Story Created:
Jun 9, 2010 at 6:05 PM PST
Story Updated:
Jun 9, 2010 at 6:05 PM PST
District Attorney Steve Cooley has launched a preliminary investigation to determine exactly where City Councilman Bernard Parks lives and whether he committed perjury when he ran for 2nd District County Supervisor in 2008, it was learned this week.
The investigation, recorded as PID Case No. 10-0120, began on Feb. 24 and is being conducted by Deputy District Attorney Juliet Schmidt. Head deputy of the Public Integrity Division, David Demerjian, said Wednesday this lengthy preliminary investigation “is still open.” He would make no further comments.
However, people close to the probe sent me copies of some of the documents the DA is working with, including the Declaration of Candidacy for supervisor that Parks signed on Feb. 29, 2008, on which he gives his residence as being on Don Ibarra Place in the city of Los Angeles. This is the document about which the DA is pondering perjury.

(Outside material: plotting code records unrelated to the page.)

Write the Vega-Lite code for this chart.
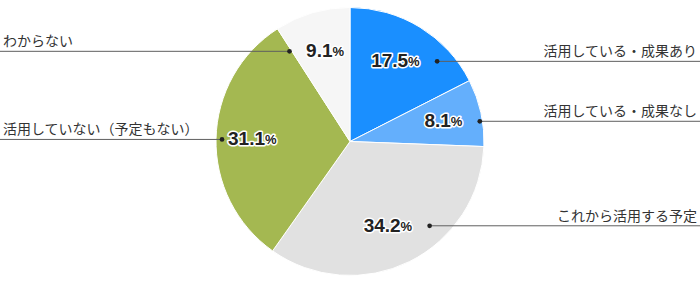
{
  "$schema": "https://vega.github.io/schema/vega-lite/v6.json",
  "width": 700,
  "height": 283,
  "padding": 0,
  "autosize": {"type": "none"},
  "background": "white",
  "config": {"view": {"stroke": null}},
  "data": {
    "values": [
      {"category": "活用している・成果あり", "value": 17.5, "rank": 1},
      {"category": "活用している・成果なし", "value": 8.1, "rank": 2},
      {"category": "これから活用する予定", "value": 34.2, "rank": 3},
      {"category": "活用していない（予定もない）", "value": 31.1, "rank": 4},
      {"category": "わからない", "value": 9.1, "rank": 5}
    ]
  },
  "layer": [
    {
      "mark": {"type": "arc", "outerRadius": 134, "stroke": "white", "strokeWidth": 1},
      "encoding": {
        "theta": {"field": "value", "type": "quantitative", "stack": true},
        "order": {"field": "rank", "type": "quantitative"},
        "color": {
          "field": "category",
          "type": "nominal",
          "legend": null,
          "scale": {
            "domain": ["活用している・成果あり", "活用している・成果なし", "これから活用する予定", "活用していない（予定もない）", "わからない"],
            "range": ["#1a8fff", "#64affc", "#e1e1e1", "#a4b851", "#f6f6f6"]
          }
        }
      }
    },
    {
      "transform": [
        {"joinaggregate": [{"op": "sum", "field": "value", "as": "total"}]},
        {"window": [{"op": "sum", "field": "value", "as": "cum"}], "sort": [{"field": "rank", "order": "ascending"}], "frame": [null, 0]},
        {"filter": "datum.cum - datum.value/2 <= datum.total/2"}
      ],
      "mark": {"type": "rule", "color": "#5f5f5f", "strokeWidth": 1},
      "encoding": {
        "x": {"value": {"expr": "width/2 + 94*sin(2*PI*(datum.cum - datum.value/2)/datum.total) + 38"}},
        "x2": {"value": "width"},
        "y": {"value": {"expr": "height/2 - 94*cos(2*PI*(datum.cum - datum.value/2)/datum.total)"}}
      }
    },
    {
      "transform": [
        {"joinaggregate": [{"op": "sum", "field": "value", "as": "total"}]},
        {"window": [{"op": "sum", "field": "value", "as": "cum"}], "sort": [{"field": "rank", "order": "ascending"}], "frame": [null, 0]},
        {"filter": "datum.cum - datum.value/2 > datum.total/2"}
      ],
      "mark": {"type": "rule", "color": "#5f5f5f", "strokeWidth": 1},
      "encoding": {
        "x": {"value": {"expr": "width/2 + 94*sin(2*PI*(datum.cum - datum.value/2)/datum.total) - 34"}},
        "x2": {"value": 0},
        "y": {"value": {"expr": "height/2 - 94*cos(2*PI*(datum.cum - datum.value/2)/datum.total)"}}
      }
    },
    {
      "transform": [
        {"joinaggregate": [{"op": "sum", "field": "value", "as": "total"}]},
        {"window": [{"op": "sum", "field": "value", "as": "cum"}], "sort": [{"field": "rank", "order": "ascending"}], "frame": [null, 0]}
      ],
      "mark": {"type": "point", "filled": true, "color": "#222222", "size": 22, "opacity": 1},
      "encoding": {
        "x": {"value": {"expr": "width/2 + 94*sin(2*PI*(datum.cum - datum.value/2)/datum.total) + (datum.cum - datum.value/2 <= datum.total/2 ? 38 : -34)"}},
        "y": {"value": {"expr": "height/2 - 94*cos(2*PI*(datum.cum - datum.value/2)/datum.total)"}}
      }
    },
    {
      "transform": [
        {"joinaggregate": [{"op": "sum", "field": "value", "as": "total"}]},
        {"window": [{"op": "sum", "field": "value", "as": "cum"}], "sort": [{"field": "rank", "order": "ascending"}], "frame": [null, 0]},
        {"filter": "datum.cum - datum.value/2 <= datum.total/2"}
      ],
      "mark": {"type": "text", "align": "right", "baseline": "alphabetic", "dx": -3, "dy": -5, "font": "Noto Sans CJK JP", "fontSize": 14, "color": "#333333"},
      "encoding": {
        "x": {"value": "width"},
        "y": {"value": {"expr": "height/2 - 94*cos(2*PI*(datum.cum - datum.value/2)/datum.total)"}},
        "text": {"field": "category"}
      }
    },
    {
      "transform": [
        {"joinaggregate": [{"op": "sum", "field": "value", "as": "total"}]},
        {"window": [{"op": "sum", "field": "value", "as": "cum"}], "sort": [{"field": "rank", "order": "ascending"}], "frame": [null, 0]},
        {"filter": "datum.cum - datum.value/2 > datum.total/2"}
      ],
      "mark": {"type": "text", "align": "left", "baseline": "alphabetic", "dx": 3, "dy": -5, "font": "Noto Sans CJK JP", "fontSize": 14, "color": "#333333"},
      "encoding": {
        "x": {"value": 0},
        "y": {"value": {"expr": "height/2 - 94*cos(2*PI*(datum.cum - datum.value/2)/datum.total)"}},
        "text": {"field": "category"}
      }
    },
    {
      "mark": {"type": "text", "radius": 94, "align": "right", "baseline": "middle", "dx": 9, "font": "Liberation Sans", "fontWeight": "bold", "fontSize": 19, "color": "white", "stroke": "white", "strokeWidth": 3, "strokeJoin": "round"},
      "encoding": {
        "theta": {"field": "value", "type": "quantitative", "stack": true},
        "order": {"field": "rank", "type": "quantitative"},
        "detail": {"field": "category", "type": "nominal"},
        "text": {"field": "value", "type": "quantitative", "format": ".1f"}
      }
    },
    {
      "mark": {"type": "text", "radius": 94, "align": "left", "baseline": "middle", "dx": 9, "dy": 1, "font": "Liberation Sans", "fontWeight": "bold", "fontSize": 13, "color": "white", "stroke": "white", "strokeWidth": 3, "strokeJoin": "round"},
      "encoding": {
        "theta": {"field": "value", "type": "quantitative", "stack": true},
        "order": {"field": "rank", "type": "quantitative"},
        "detail": {"field": "category", "type": "nominal"},
        "text": {"value": "%"}
      }
    },
    {
      "mark": {"type": "text", "radius": 94, "align": "right", "baseline": "middle", "dx": 9, "font": "Liberation Sans", "fontWeight": "bold", "fontSize": 19, "color": "#222222"},
      "encoding": {
        "theta": {"field": "value", "type": "quantitative", "stack": true},
        "order": {"field": "rank", "type": "quantitative"},
        "detail": {"field": "category", "type": "nominal"},
        "text": {"field": "value", "type": "quantitative", "format": ".1f"}
      }
    },
    {
      "mark": {"type": "text", "radius": 94, "align": "left", "baseline": "middle", "dx": 9, "dy": 1, "font": "Liberation Sans", "fontWeight": "bold", "fontSize": 13, "color": "#222222"},
      "encoding": {
        "theta": {"field": "value", "type": "quantitative", "stack": true},
        "order": {"field": "rank", "type": "quantitative"},
        "detail": {"field": "category", "type": "nominal"},
        "text": {"value": "%"}
      }
    }
  ]
}
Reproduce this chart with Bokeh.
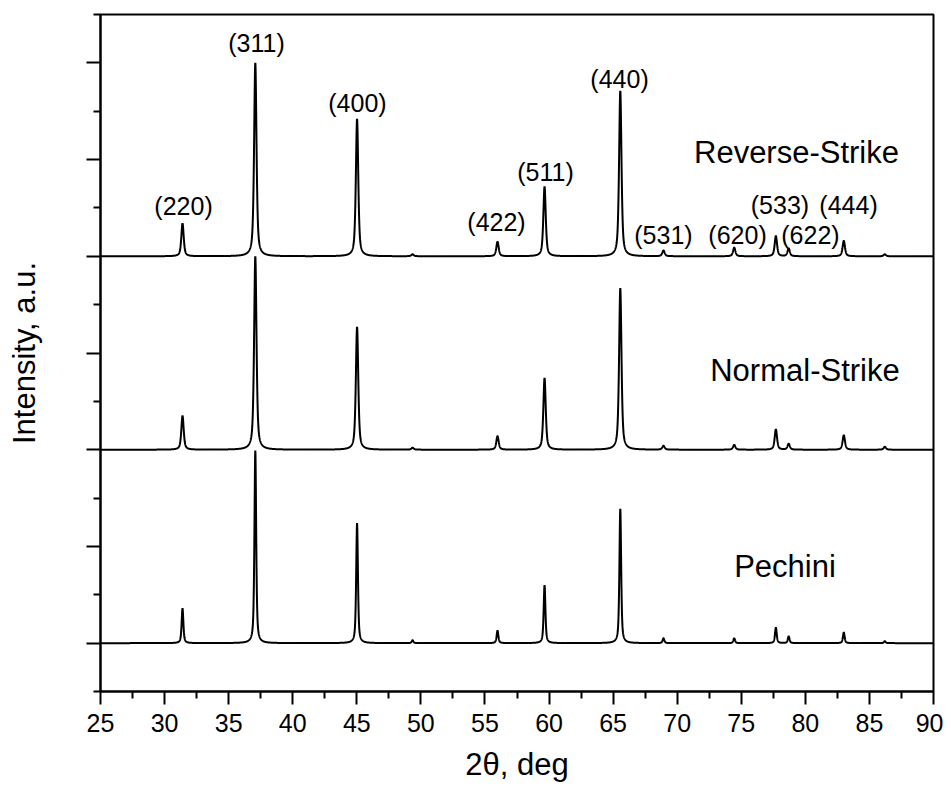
import numpy as np
from bokeh.plotting import figure
from bokeh.models import Range1d, FixedTicker
from bokeh.core.properties import value
from bokeh.embed import file_html
from bokeh.resources import INLINE

# ---- data ----
peak_pos = [31.40, 37.08, 45.02, 49.35, 55.98, 59.65, 65.56, 68.93, 74.45, 77.70, 78.70, 83.00, 86.20]
reverse_h = [0.34, 2.00, 1.42, 0.02, 0.15, 0.72, 1.71, 0.06, 0.09, 0.21, 0.08, 0.16, 0.02]
normal_h = [0.35, 2.00, 1.27, 0.02, 0.14, 0.74, 1.67, 0.04, 0.05, 0.21, 0.06, 0.15, 0.03]
pechini_h = [0.36, 1.99, 1.24, 0.03, 0.13, 0.60, 1.39, 0.05, 0.05, 0.16, 0.07, 0.11, 0.02]
fwhm = {"Reverse-Strike": 0.22, "Normal-Strike": 0.22, "Pechini": 0.16}
offsets = {"Reverse-Strike": 4.0, "Normal-Strike": 2.0, "Pechini": 0.0}

hkl_labels = ["(220)", "(311)", "(400)", "(422)", "(511)", "(440)", "(531)", "(620)", "(533)", "(622)", "(444)"]
hkl_x = [31.48, 37.17, 45.05, 55.90, 59.72, 65.50, 68.93, 74.71, 78.02, 80.40, 83.37]
hkl_y = [4.52, 6.21, 5.59, 4.35, 4.87, 5.83, 4.22, 4.22, 4.53, 4.22, 4.53]

sample_names = ["Reverse-Strike", "Normal-Strike", "Pechini"]
sample_x = [79.31, 79.97, 78.41]
sample_y = [5.07, 2.82, 0.79]

x_ticks = list(range(25, 91, 5))
y_ticks = [0, 1, 2, 3, 4, 5, 6]

FONT = "Liberation Sans"


def profile(x, heights, w):
    g = w / 2.0
    y = np.zeros_like(x)
    for c, h in zip(peak_pos, heights):
        lor = 1.0 / (1.0 + ((x - c) / g) ** 2)
        gau = np.exp(-np.log(2) * ((x - c) / g) ** 2)
        y += h * (0.6 * lor + 0.4 * gau)
    return y


p = figure(width=943, height=784, output_backend="svg", toolbar_location=None,
           x_range=Range1d(25, 90), y_range=Range1d(-0.5, 6.5),
           min_border_left=100, min_border_right=10, min_border_top=14, min_border_bottom=92)

xx = np.arange(25.0, 90.0001, 0.01)
series = {"Reverse-Strike": reverse_h, "Normal-Strike": normal_h, "Pechini": pechini_h}
for name in sample_names:
    yy = profile(xx, series[name], fwhm[name]) + offsets[name]
    p.line(xx, yy, line_color="black", line_width=2)

p.text(x=hkl_x, y=hkl_y, text=hkl_labels, text_font=value(FONT), text_font_size="25px",
       text_align="center", text_baseline="middle", text_color="black")
p.text(x=sample_x, y=sample_y, text=sample_names, text_font=value(FONT), text_font_size="31px",
       text_align="center", text_baseline="middle", text_color="black")

p.grid.visible = False
p.outline_line_color = "black"
p.outline_line_width = 2
p.background_fill_color = "white"
p.border_fill_color = "white"

xa = p.xaxis[0]
xa.ticker = FixedTicker(ticks=x_ticks, minor_ticks=[t + 2.5 for t in x_ticks[:-1]])
xa.axis_line_width = 2
xa.major_tick_line_width = 2
xa.minor_tick_line_width = 2
xa.major_tick_out = 13
xa.major_tick_in = 0
xa.minor_tick_out = 7
xa.minor_tick_in = 0
xa.major_label_text_font = FONT
xa.major_label_text_font_size = "25px"
xa.major_label_text_color = "black"
xa.major_label_standoff = 9
xa.axis_label = "2θ, deg"
xa.axis_label_text_font = FONT
xa.axis_label_text_font_size = "31px"
xa.axis_label_text_font_style = "normal"
xa.axis_label_text_color = "black"
xa.axis_label_standoff = 12

ya = p.yaxis[0]
ya.ticker = FixedTicker(ticks=y_ticks, minor_ticks=[t - 0.5 for t in y_ticks] + [6.5])
ya.axis_line_width = 2
ya.major_tick_line_width = 2
ya.minor_tick_line_width = 2
ya.major_tick_out = 14
ya.major_tick_in = 0
ya.minor_tick_out = 7
ya.minor_tick_in = 0
ya.major_label_overrides = {t: "" for t in y_ticks}
ya.major_label_standoff = 0
ya.axis_label = "Intensity, a.u."
ya.axis_label_text_font = FONT
ya.axis_label_text_font_size = "31px"
ya.axis_label_text_font_style = "normal"
ya.axis_label_text_color = "black"
ya.axis_label_standoff = 45

open("out.html", "w").write(file_html(p, INLINE))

This is so because the DA is examining Parks’ Annual Property Tax Information Statements for 2007 and 2008 which show that the councilman took a $7,000 and $7,981 property tax exemption, respectively, on a house on Onacrest Drive in tony Windsor Hills, in L.A. County territory and outside the city of Los Angeles.
The property tax documents are said to be giving investigators pause because, by law, a property owner can claim a tax exemption on a house only if he lives in it and secondly, as a city councilman, Parks is required by law to live in the city of Los Angeles and within the boundaries of his 8th Council District. So, if Parks lived on Onacrest when he signed his candidacy papers, he may have violated two laws; and if he didn’t live there, he may have violated two other laws.
The DA is also said to be combing the certified County Registrar voting records posted Oct. 17, 2008 to determine whether Parks re-registered to vote, as required by law, when he left his Ibarra Place rental and moved into a house on Don Milagro Drive in February of 2008. At the time, accusations did fly in the community that Parks had cast a fraudulent vote — presumably for himself — in the June 3, 2008 primary election because he voted at a polling place that had not been his since February.
Parks declined to comment about the Cooley/Dermerjian/Schmidt investigation. But his wife, Bobbie, with whom I discussed this investigation and who aided me in contacting the councilman about it, made several comments, including the fact that neither she nor her husband knew anything of Cooley’s concerns about their residences and had not been contacted by the DA to prove or disprove anything.
After receiving from me a copy of Cooley’s letter announcing the investigation, Bobbie Parks expressed surprise and disbelief. “And this was back in February and they didn’t say a word to us?” she asked. “This [Cooley’s letter] doesn’t say what we’ve done wrong, and yet they want to determine whether a full criminal investigation is warranted?” Bobbie Parks continued. “We have lived in several houses and we have lots of documents, too, that show we have done nothing wrong.”